Erin’s story
It's funny to be a mom and then start working in maternal health. You start to think about your experiences in a lot more detail. You learn too much and then realize just how fortunate you truly are.
I have two little girls who are now 3 and 5 and seemingly growing inches every second. I had my first when I was 32 and a total workaholic. Maybe because I was more focused on the "How am I going to balance work and motherhood" question than on the pregnancy, I didn’t give a lot of thought to what my ideal pregnancy would be. I didn't quite get the idea of a "birth plan". To me, the plan was to have a baby. End of story. So long as we were both OK, I was happy.
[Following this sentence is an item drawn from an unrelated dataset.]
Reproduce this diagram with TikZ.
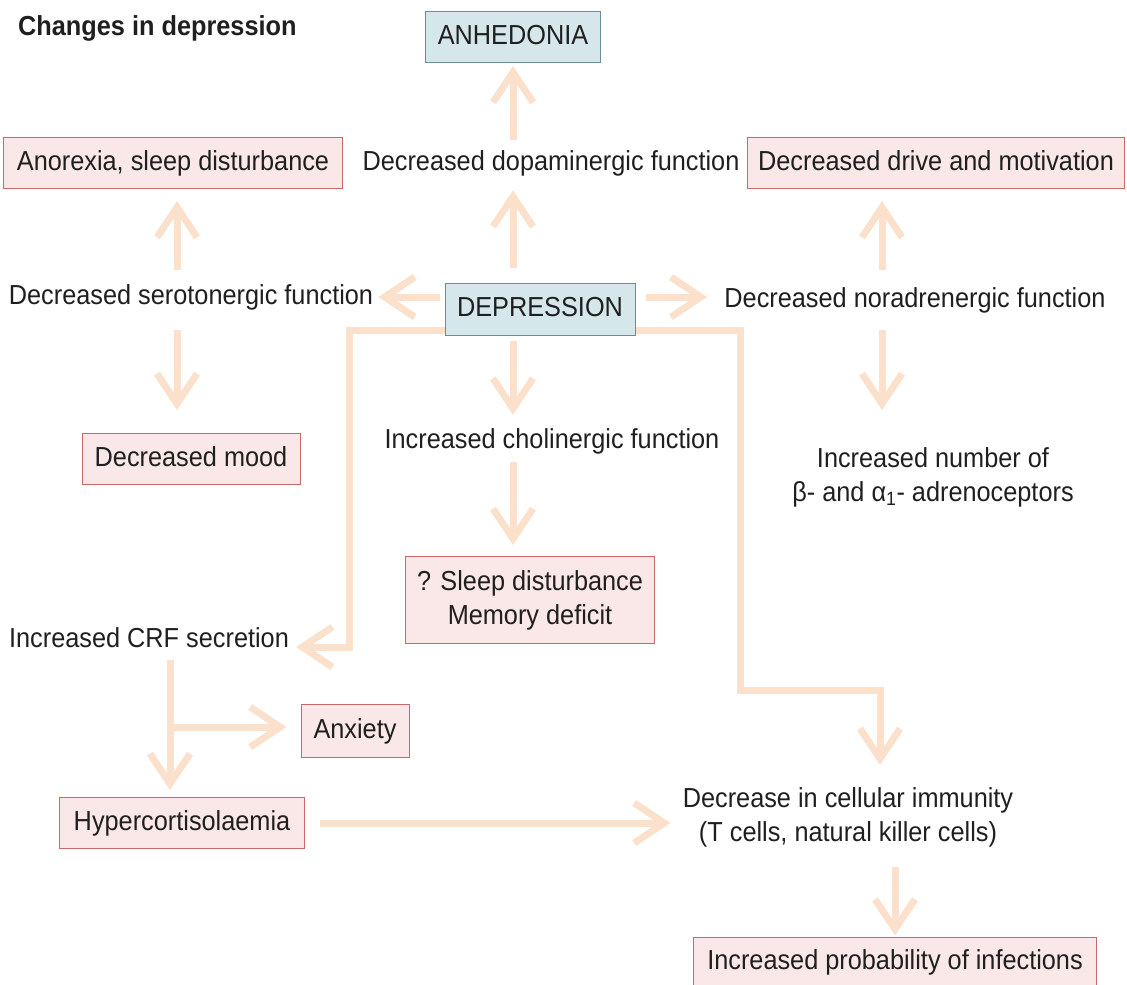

Everything progressed perfectly until about three weeks before my due date. My baby decided at the last minute that she didn’t want to be head down after all and flipped over to breech position. All of a sudden, it became really important to me that I deliver "normally". A C-section suddenly felt like I was cheating myself of the experience. I tried all the old wives tales--swimming, crawling on all fours (thank God there are no pictures) and even the manual turn - to no avail. Fortunately, all's well that ends well. We delivered by C-section and had a beautiful little girl at the end.
In a way at the time I even came around on C-sections. I remember feeling like I was checking in for a haircut that day at the hospital ("Hi- I have a 2pm appt for a baby today?") and that it was strange to have that control. My recovery was relatively easy so I really didn’t dwell on the means too much.
Erin and Lucy
My second child came along 2 years later. I had come around on C-sections, but still wanted that experience of labor (I know that sounds sick to those of you who have had difficult labors). It turns out one of the physicians in the practice had had a bad experience with a VBAC and strongly advised me against it. I admit I hadn’t done enough research at the time so wasn’t equipped to push back and now wish I had. But again, I ended up with an amazing little girl so who am I to complain?
I'm one of those "not sure if I was a near miss or not" examples. I didn’t have a life-threatening emergency but ultimately surgery was deemed the best option for delivery. What if I hadn't had that option? What if I tried to deliver Lucy vaginally not even knowing she was breech and had an obstructed labor? Or what if I'd been lucky enough to get that first C-section, but didn’t even know the risks of VBAC and tried on my own without a skilled attendant for my second? Thankfully I'll never know. It does make me appreciate the care I've received. The fact that I never really had to even worry about it - the fact that in that moment of fear I felt upon delivery, I could look around and know I had people on my side, who were well trained and well equipped to do their jobs.
I'm not sure if that's the end of my story or not. To have #3 or not seems to be our favorite topic of conversation and yet without divulging too many details, it’s been a bit tougher in my “old age”. It's funny that culturally we make that such a private thing. The time in my own pregnancy/childbirth story that I need support the most, and need to hear how common these challenges are - that was the time it felt taboo to talk about. After two perfect pregnancies, my body finally reminded me that truly, birth is a miracle and you don't get the miracle every time.
Whatever happens, I'm reminded I'm lucky. I have two healthy kids, I've had access to care so that my stories had the luxury of being somewhat routine and now I have the ability to decide what comes next and if we want to try for another or not. These are gifts unimaginable to so many of the women I've met along the way. They too deserve these things. I'm also fortunate to get to do the work I do and happy to pause and remember my own link to it.